During an initial investigation, Pettis gave police officers a box containing prescription hydrocodone and Trazadone pills, according to a warrant. He told officers he obtained the Trazadone from a third party, but said the hydrocodone may have been from his previous prescription for a shoulder injury.

Pettis, during one of multiple reported calls to the state medical examiner's office, said that Peggy would mix her pills with alcohol and had done so on the night of her death, according to court documents filed on June 14, 2019.

But detectives found that none of the prescription medications could be linked to Peggy and none of the pill bottles had her name on them, according to court documents. 

Peggy's toxicology report also stated that she had multiple drugs, including hydrocodone, Trazadone and Benadryl, in her system, but no alcohol, according to the documents.

On June 28, 2018, Peggy's sister contacted the Spokane County Sheriff's Office and reported that she thought Peggy's death was suspicious due to financial circumstances, statements Pettis had made about her passing, and worries that he was having an extramarital affair, according to court documents. Peggy's sister was also the Pettis' next-door neighbor.

Peggy's sister told investigators that Peggy had expressed concern over their financial situation due to David's spending, and that Peggy only occasionally took hydrocodone to deal with back pain and didn't drink to intoxication, according to court documents.

According to the court documents, Peggy's sister said that Pettis reconnected with an old high school girlfriend while in New York for a funeral in Nov. 2017, after which he posted a photo on Facebook with her a caption similar to, "Feeling in Love."

Through the course of their investigation, detectives found that Pettis had assisted in taking out a life insurance policy on his wife worth $150,000 that became effective on June 22, 2018, for which he was the sole beneficiary, according to court documents.

During an interview with detectives on July 10, 2018, Pettis told two detectives that Peggy had been having medical issues but was able to pass a physical for the life insurance policy, according to court documents. Pettis also said he had tried to get his own life insurance policy, but was denied due to medical issues.

The court documents also say that Pettis told detectives Peggy needed to take medication by crushing up the pills and mixing them with ice cream, which she would then take with an alcohol mixture. He also claimed Peggy had trouble getting around due to pain and that she had told him to pursue a relationship with his old high school girlfriend in case anything happens to her, according to documents.

Pettis also told detectives that he and Peggy had planned on selling their farm and moving to New York, documents said. 

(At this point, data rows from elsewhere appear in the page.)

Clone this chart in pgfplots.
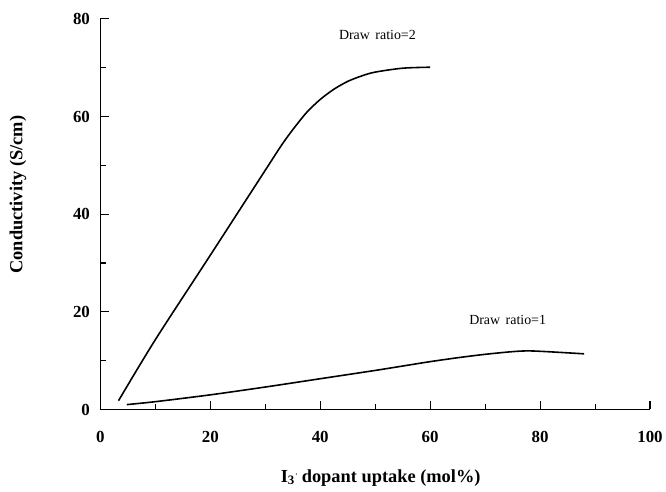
\documentclass[border=0pt]{standalone}
\usepackage{pgfplots}
\pgfplotsset{compat=1.18}
\usepackage{fontspec}
\setmainfont{Liberation Serif}

\begin{document}
\begin{tikzpicture}
    \begin{axis}[
        scale only axis,
        width=553pt, height=393pt,
        xmin=0, xmax=100, ymin=0, ymax=80,
        axis x line=bottom, axis y line=left,
        axis line style={-, line width=1.3pt},
        xtick={0,20,...,100}, ytick={0,20,...,80},
        minor xtick={10,20,...,90}, minor ytick={10,20,...,70},
        tick align=inside,
        major tick length=0.3cm, minor tick length=0.2cm,
        tick style={black, line width=1.1pt},
        /pgf/number format/assume math mode=true,
        tick label style={font=\fontsize{17}{19}\selectfont\bfseries},
        xticklabel shift=18pt,
        yticklabel shift=7pt,
        xlabel={I\textsubscript{3}\textsuperscript{\raisebox{-0.2ex}{$\cdot$}}\,dopant uptake (mol\%)},
        ylabel={Conductivity (S/cm)},
        label style={font=\fontsize{18.5}{20}\selectfont\bfseries},
        xlabel style={at={(axis description cs:0.51,-0.175)}, anchor=center},
        ylabel style={at={(axis description cs:-0.150,0.55)}, anchor=center},
        clip=false,
    ]
        % Draw ratio = 2
        \addplot[black, line width=1.6pt, smooth, tension=0.5] coordinates {
            (3.3,1.8) (10,14.3) (20,31.6) (30,49.0) (33,54.2) (35,57.3)
            (37.5,60.8) (40,63.5) (42.5,65.6) (45,67.2) (47.5,68.3)
            (50,69.1) (55,69.9) (60,70.1)
        };
        % Draw ratio = 1
        \addplot[black, line width=1.6pt, smooth] coordinates {
            (4.8,1.0) (10,1.6) (20,3.0) (30,4.6) (40,6.3) (50,8.0)
            (55,8.9) (60,9.8) (65,10.6) (70,11.3) (75,11.85) (78,12.0)
            (82,11.8) (88,11.4)
        };
        \node[font=\fontsize{14}{16}\selectfont] at (axis cs:50.4,76.7) {Draw\hspace{0.4em}ratio=2};
        \node[font=\fontsize{14}{16}\selectfont] at (axis cs:74.1,18.3) {Draw\hspace{0.4em}ratio=1};
    \end{axis}
    \path[use as bounding box] (-101pt,-83pt) rectangle (565pt,412pt);
\end{tikzpicture}
\end{document}
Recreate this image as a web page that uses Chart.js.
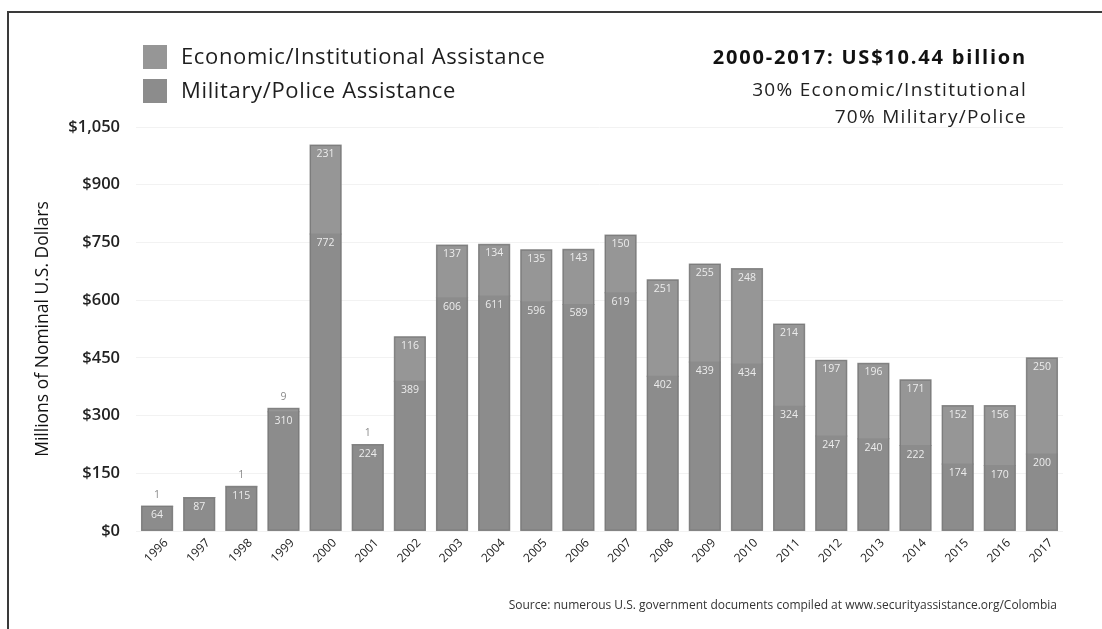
<!DOCTYPE html>
<html><head><meta charset="utf-8">
<script src="https://cdn.jsdelivr.net/npm/chart.js@4/dist/chart.umd.min.js"></script>
<style>
html,body{margin:0;padding:0;background:#fff;}
#wrap{position:relative;width:1102px;height:629px;overflow:hidden;}
#frame{position:absolute;left:7px;top:11px;width:1200px;height:700px;border-top:2px solid #3a3a3a;border-left:2px solid #3a3a3a;pointer-events:none;}
canvas{position:absolute;left:0;top:0;}
</style></head><body>
<div id="wrap"><canvas id="c" width="1102" height="629"></canvas><div id="frame"></div></div>
<script>
const years = ['1996','1997','1998','1999','2000','2001','2002','2003','2004','2005','2006','2007','2008','2009','2010','2011','2012','2013','2014','2015','2016','2017'];
const military = [64,87,115,310,772,224,389,606,611,596,589,619,402,439,434,324,247,240,222,174,170,200];
const economic = [1,0,1,9,231,1,116,137,134,135,143,150,251,255,248,214,197,196,171,152,156,250];
const yTicks = [0,150,300,450,600,750,900,1050];
const seriesNames = ['Economic/Institutional Assistance','Military/Police Assistance'];
const summaryLines = ['2000-2017: US$10.44 billion','30% Economic/Institutional','70% Military/Police'];
const yTitle = 'Millions of Nominal U.S. Dollars';
const sourceText = 'Source: numerous U.S. government documents compiled at www.securityassistance.org/Colombia';

const COL_ECO = '#969696', COL_MIL = '#8c8c8c', COL_EDGE = '#7c7c7c';

const outlinePlugin = {
  id: 'outline',
  afterDatasetsDraw(chart) {
    const ctx = chart.ctx;
    const mil = chart.getDatasetMeta(0).data;
    const eco = chart.getDatasetMeta(1).data;
    ctx.save();
    ctx.strokeStyle = COL_EDGE;
    ctx.lineWidth = 1;
    mil.forEach((m, i) => {
      const e = eco[i];
      const top = Math.min(m.y, e.y);
      const w = m.width;
      ctx.strokeRect(m.x - w / 2 + 0.5, top + 0.5, w - 1, m.base - top - 1);
    });
    ctx.restore();
  }
};

const labelPlugin = {
  id: 'labels',
  afterDatasetsDraw(chart) {
    const ctx = chart.ctx;
    chart.data.datasets.forEach((ds, di) => {
      const meta = chart.getDatasetMeta(di);
      meta.data.forEach((bar, i) => {
        const v = ds.data[i];
        if (!v) return;
        ctx.save();
        ctx.font = '10.5px "Open Sans"';
        ctx.textAlign = 'center';
        ctx.textBaseline = 'middle';
        if (di === 1 && v < 20) {
          ctx.fillStyle = '#8a8a8a';
          ctx.fillText(String(v), bar.x, bar.y - 11);
        } else {
          ctx.fillStyle = '#ececec';
          ctx.fillText(String(v), bar.x, bar.y + 9);
        }
        ctx.restore();
      });
    });
  }
};

const decorPlugin = {
  id: 'decor',
  afterDraw(chart) {
    const ctx = chart.ctx;
    ctx.save();
    const cols = [COL_ECO, COL_MIL];
    const rows = [57, 91];
    seriesNames.forEach((n, k) => {
      ctx.fillStyle = cols[k];
      ctx.fillRect(143, rows[k] - 12, 24, 24);
      ctx.fillStyle = '#1e1e1e';
      ctx.font = '22px "Open Sans"';
      ctx.letterSpacing = '0.65px';
      ctx.textAlign = 'left';
      ctx.textBaseline = 'middle';
      ctx.fillText(n, 181, rows[k] + 1);
    });
    ctx.textAlign = 'right';
    ctx.textBaseline = 'middle';
    ctx.fillStyle = '#111';
    ctx.font = 'bold 20px "Open Sans"';
    ctx.letterSpacing = '1.8px';
    ctx.fillText(summaryLines[0], 1027, 58);
    ctx.fillStyle = '#222';
    ctx.font = '19px "Open Sans"';
    ctx.letterSpacing = '1.3px';
    ctx.fillText(summaryLines[1], 1027, 91);
    ctx.fillText(summaryLines[2], 1027, 118);
    ctx.letterSpacing = '0px';
    ctx.font = '12px "Open Sans"';
    ctx.fillStyle = '#333';
    ctx.fillText(sourceText, 1057, 606);
    ctx.restore();
  }
};

new Chart(document.getElementById('c'), {
  type: 'bar',
  data: {
    labels: years,
    datasets: [
      { label: seriesNames[1], data: military, backgroundColor: COL_MIL, borderWidth: 0, inflateAmount: 0.5,
        barPercentage: 0.74, categoryPercentage: 1 },
      { label: seriesNames[0], data: economic, backgroundColor: COL_ECO, borderWidth: 0, inflateAmount: 0.5,
        barPercentage: 0.74, categoryPercentage: 1 }
    ]
  },
  options: {
    responsive: false,
    animation: false,
    layout: { padding: { left: 33, top: 127, right: 39, bottom: 0 } },
    plugins: { legend: { display: false }, tooltip: { enabled: false } },
    scales: {
      x: {
        stacked: true,
        grid: { display: false, drawTicks: false },
        border: { display: false },
        ticks: { color: '#222', font: { family: 'Open Sans', size: 12 }, minRotation: 45, maxRotation: 45, padding: 5, labelOffset: 9 },
        afterFit(s) { s.height = 98; }
      },
      y: {
        stacked: true,
        min: 0, max: 1050,
        afterBuildTicks(s) { s.ticks = yTicks.map(v => ({ value: v })); },
        grid: { color: '#f2f2f2', drawTicks: false },
        border: { display: false },
        ticks: { color: '#222', font: { family: 'Open Sans', size: 16.5, weight: '600' }, padding: 16,
          callback: v => '$' + v.toLocaleString('en-US') },
        title: { display: true, text: yTitle, color: '#111', font: { family: 'Open Sans', size: 17.5 }, padding: 0 },
        afterFit(s) { s.width = 103; }
      }
    }
  },
  plugins: [outlinePlugin, labelPlugin, decorPlugin]
});
</script>
</body></html>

Detectives obtained Peggy's medical records, which showed that in the last few years of her life, she had only been prescribed a total of 13 hydrocodone pills, and that none of the prescriptions were recent or current, according to court documents. There were also no notes referencing a difficulty swallowing, the records said, and a physical cause of death was not found during the surgical part of the autopsy.

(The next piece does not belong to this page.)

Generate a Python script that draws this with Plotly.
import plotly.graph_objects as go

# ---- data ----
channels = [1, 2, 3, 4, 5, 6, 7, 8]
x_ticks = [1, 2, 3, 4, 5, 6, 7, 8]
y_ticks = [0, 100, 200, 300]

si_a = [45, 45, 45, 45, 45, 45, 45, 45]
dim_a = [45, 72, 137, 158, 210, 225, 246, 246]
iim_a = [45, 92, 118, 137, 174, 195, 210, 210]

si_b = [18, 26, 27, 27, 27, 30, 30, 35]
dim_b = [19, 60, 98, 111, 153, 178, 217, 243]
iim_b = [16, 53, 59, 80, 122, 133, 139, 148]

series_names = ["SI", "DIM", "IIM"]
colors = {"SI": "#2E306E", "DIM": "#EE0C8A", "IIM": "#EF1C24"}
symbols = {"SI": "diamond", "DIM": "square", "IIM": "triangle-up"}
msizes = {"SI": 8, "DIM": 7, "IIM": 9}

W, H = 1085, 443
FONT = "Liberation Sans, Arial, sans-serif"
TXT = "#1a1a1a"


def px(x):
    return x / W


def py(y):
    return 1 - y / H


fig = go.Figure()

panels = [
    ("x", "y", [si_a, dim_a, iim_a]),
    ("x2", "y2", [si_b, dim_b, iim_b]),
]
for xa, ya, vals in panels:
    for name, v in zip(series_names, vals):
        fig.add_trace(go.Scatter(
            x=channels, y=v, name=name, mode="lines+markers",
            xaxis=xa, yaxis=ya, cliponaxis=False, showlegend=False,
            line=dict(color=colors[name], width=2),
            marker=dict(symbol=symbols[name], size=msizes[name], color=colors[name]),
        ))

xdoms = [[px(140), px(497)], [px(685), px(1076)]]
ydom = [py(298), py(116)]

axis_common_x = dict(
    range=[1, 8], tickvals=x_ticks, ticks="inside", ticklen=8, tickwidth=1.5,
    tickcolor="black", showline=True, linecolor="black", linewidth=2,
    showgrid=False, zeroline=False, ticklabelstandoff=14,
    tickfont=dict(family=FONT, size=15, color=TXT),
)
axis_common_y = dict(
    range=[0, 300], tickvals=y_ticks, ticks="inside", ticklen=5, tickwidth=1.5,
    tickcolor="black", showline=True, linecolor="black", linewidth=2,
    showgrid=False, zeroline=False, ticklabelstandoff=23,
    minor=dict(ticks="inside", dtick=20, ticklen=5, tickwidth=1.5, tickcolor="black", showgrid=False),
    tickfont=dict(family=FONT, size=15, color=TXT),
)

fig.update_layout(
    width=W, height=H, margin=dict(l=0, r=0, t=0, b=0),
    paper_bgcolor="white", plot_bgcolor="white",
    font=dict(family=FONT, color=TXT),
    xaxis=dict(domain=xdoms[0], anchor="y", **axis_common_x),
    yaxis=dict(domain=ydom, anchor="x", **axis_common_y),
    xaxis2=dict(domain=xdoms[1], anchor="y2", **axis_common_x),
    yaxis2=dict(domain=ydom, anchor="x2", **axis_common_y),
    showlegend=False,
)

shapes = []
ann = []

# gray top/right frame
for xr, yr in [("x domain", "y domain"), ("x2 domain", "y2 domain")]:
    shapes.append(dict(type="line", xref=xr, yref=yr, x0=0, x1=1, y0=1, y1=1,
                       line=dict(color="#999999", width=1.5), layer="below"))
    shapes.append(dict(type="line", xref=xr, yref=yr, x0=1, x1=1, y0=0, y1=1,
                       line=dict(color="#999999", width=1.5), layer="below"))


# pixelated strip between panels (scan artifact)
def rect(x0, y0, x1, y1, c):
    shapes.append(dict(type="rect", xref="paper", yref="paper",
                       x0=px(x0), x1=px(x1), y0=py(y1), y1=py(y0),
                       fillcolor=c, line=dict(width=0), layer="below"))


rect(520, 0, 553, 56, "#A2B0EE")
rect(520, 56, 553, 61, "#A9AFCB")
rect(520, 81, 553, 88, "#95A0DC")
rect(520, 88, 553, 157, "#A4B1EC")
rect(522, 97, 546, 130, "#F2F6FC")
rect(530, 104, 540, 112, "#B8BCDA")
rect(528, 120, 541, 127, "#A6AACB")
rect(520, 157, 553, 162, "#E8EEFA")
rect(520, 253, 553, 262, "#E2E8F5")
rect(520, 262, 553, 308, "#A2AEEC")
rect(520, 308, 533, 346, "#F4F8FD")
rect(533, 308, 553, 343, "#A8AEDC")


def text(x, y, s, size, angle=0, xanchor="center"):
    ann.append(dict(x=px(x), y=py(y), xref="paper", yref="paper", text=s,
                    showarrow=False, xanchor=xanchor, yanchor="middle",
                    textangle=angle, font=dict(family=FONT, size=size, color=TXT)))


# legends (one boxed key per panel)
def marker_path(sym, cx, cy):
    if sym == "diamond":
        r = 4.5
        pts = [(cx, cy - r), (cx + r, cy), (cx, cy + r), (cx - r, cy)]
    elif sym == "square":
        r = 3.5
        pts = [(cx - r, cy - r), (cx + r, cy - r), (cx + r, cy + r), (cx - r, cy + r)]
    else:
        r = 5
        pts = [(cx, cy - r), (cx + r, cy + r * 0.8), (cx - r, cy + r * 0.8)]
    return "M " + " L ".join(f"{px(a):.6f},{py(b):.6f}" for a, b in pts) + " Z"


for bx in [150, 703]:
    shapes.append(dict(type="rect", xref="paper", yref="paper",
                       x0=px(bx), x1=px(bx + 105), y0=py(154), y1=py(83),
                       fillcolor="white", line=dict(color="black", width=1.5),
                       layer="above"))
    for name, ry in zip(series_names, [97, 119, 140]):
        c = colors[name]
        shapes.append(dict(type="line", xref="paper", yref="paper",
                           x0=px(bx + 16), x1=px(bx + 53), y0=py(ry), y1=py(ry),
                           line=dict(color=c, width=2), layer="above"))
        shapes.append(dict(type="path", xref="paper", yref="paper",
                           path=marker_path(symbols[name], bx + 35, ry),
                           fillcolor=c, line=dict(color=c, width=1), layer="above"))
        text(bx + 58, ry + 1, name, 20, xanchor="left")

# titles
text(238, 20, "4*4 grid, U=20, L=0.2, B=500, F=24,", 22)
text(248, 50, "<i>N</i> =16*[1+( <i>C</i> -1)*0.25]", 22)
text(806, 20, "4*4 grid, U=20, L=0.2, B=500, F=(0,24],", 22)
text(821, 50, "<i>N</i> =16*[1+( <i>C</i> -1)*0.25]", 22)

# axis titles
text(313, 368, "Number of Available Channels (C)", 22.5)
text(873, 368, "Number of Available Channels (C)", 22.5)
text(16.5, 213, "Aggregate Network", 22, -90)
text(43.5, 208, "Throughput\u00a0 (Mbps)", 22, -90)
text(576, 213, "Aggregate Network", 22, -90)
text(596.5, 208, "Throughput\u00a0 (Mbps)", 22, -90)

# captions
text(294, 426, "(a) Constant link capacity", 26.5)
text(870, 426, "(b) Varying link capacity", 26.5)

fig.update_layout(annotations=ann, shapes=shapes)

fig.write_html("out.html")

After the judge left the courtroom, David Pettis's daughter, Elizabeth Culp, rushed to hug her father. She insists that her father is not guilty, saying that she was living with her parents at the time and noticed her mother taking hydrocodone on the weekends.

"I feel awful," Culp said after the verdict. "I feel even more awful than I did before because I know that my dad didn't kill her and it certainly wasn't premeditated."

Pettis is now in custody at the Spokane County Jail. His sentencing is set for Jan. 12, 2022.